I have a text file, named my_data.txt, with the following contents:

#  define var1 and var2
var1=101
var2=202
// display var1 and var2
echo ${var1}
echo ${var2}

I want search all occurrences of var1 but not those in a line starts with '#' or '//'. I can do this:

grep var1 my_data.txt | grep -v '^#' | grep -v '^//'

output:

var1=101
echo ${var1}

The results is correct. The question: is there any way to pass both values '^#' and '^//' to a single -v option?

CodePudding user response：

I suggest:

grep -v -e '^#' -e '^//' file | grep 'var1'

Or with an extended regular expression (-E):

grep -v -E '^(#|//)' file | grep 'var1'

Output:

var1=101
echo ${var1}

CodePudding user response：

If you can make use of grep -P you can use a Perl-compatible regular expression and a single grep command.

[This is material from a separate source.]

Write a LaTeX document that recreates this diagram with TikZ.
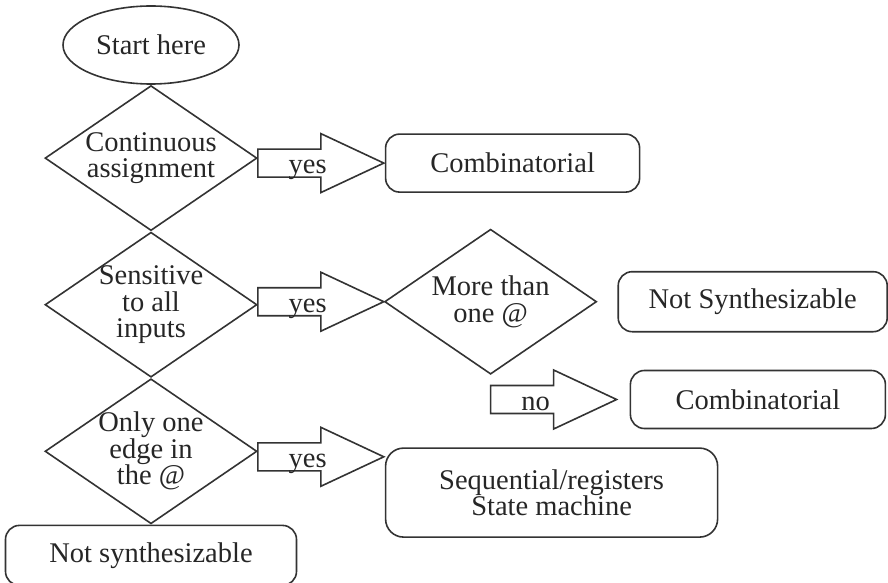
\documentclass[tikz,border=0pt]{standalone}
\usepackage{fontspec}
\setmainfont{Liberation Serif}
\usetikzlibrary{positioning,calc,shapes.geometric}

% fat "yes"/"no" arrow: tail point, tip name, label name, label
\newcommand{\fatarrow}[4]{%
  \draw[blockarrow] (#1) ++(0,14) -- ++(63,0) -- ++(0,15.5) -- ++(63,-29.5) coordinate (#2)
    -- ++(-63,-29.5) -- ++(0,15.5) -- ++(-63,0) -- cycle;
  \node[armlabel] (#3) at ($(#1)+(30,-10.5)$) {#4};
}

\begin{document}
\begin{tikzpicture}[x=1pt, y=1pt, line width=1.6pt,
    every node/.style={font=\fontsize{28.5}{26.5}\selectfont, text=black!85},
    terminal/.style={ellipse, draw=black!80, minimum width=176pt, minimum height=78pt, inner sep=0pt},
    decision/.style={diamond, draw=black!80, aspect=1.46, minimum width=212pt, minimum height=145pt, inner sep=-6pt, align=center},
    flowbox/.style={rectangle, draw=black!80, rounded corners=14pt, minimum height=58pt, align=center},
    blockarrow/.style={draw=black!80},
    armlabel/.style={anchor=base west, inner sep=0pt}]
    \useasboundingbox (0,0) rectangle (888,582);

    \node[terminal] (start) at (151,537) {Start here};
    \node[decision] (cont) [below=0pt of start] {Continuous\\assignment};
    \node[decision] (sens) [below=0pt of cont] {Sensitive\\to all\\inputs};
    \node[decision] (edge) [below=0pt of sens] {Only one\\edge in\\the @};
    \node[flowbox, minimum width=291pt, minimum height=60pt] (nsyn2) [below=0pt of edge] {Not synthesizable};

    % first row
    \coordinate (t1) at ($(cont.east)+(0,-5)$);
    \fatarrow{t1}{tip1}{yes1}{yes}
    \node[flowbox, minimum width=254pt] (comb1) [right=1pt of tip1] {Combinatorial};

    % second row
    \coordinate (t2) at ($(sens.east)+(0,3)$);
    \fatarrow{t2}{tip2}{yes2}{yes}
    \node[decision] (more) [right=0pt of tip2] {More than\\one @};
    \node[flowbox, minimum width=269pt, minimum height=60pt] (nsyn1) [right=20pt of more] {Not Synthesizable};

    \coordinate (t4) at ($(more.south)+(0,-24.5)$);
    \fatarrow{t4}{tip4}{no1}{no}
    \node[flowbox, minimum width=255pt] (comb2) [right=13pt of tip4] {Combinatorial};

    % third row
    \coordinate (t3) at ($(edge.east)+(0,-5.5)$);
    \fatarrow{t3}{tip3}{yes3}{yes}
    \node[flowbox, rounded corners=18pt, minimum width=332pt, minimum height=89pt, anchor=north west] (seq) at ($(tip3)+(1,9.5)$) {Sequential/registers\\State machine};
\end{tikzpicture}
\end{document}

grep -P "^(?!#|//).*\bvar1\b" my_data.txt

The pattern matches

• ^ Start of string
• (?!#|//) Negative lookahead, assert not # or //
• .*\bvar1\b Match the word var1 in the line

Or using awk skipping the line that starts with # or // and print a line that contains var1

awk '/^(#|\/\/)/{next};index($0, "var1")' my_data.txt

The examples will output:

var1=101
echo ${var1}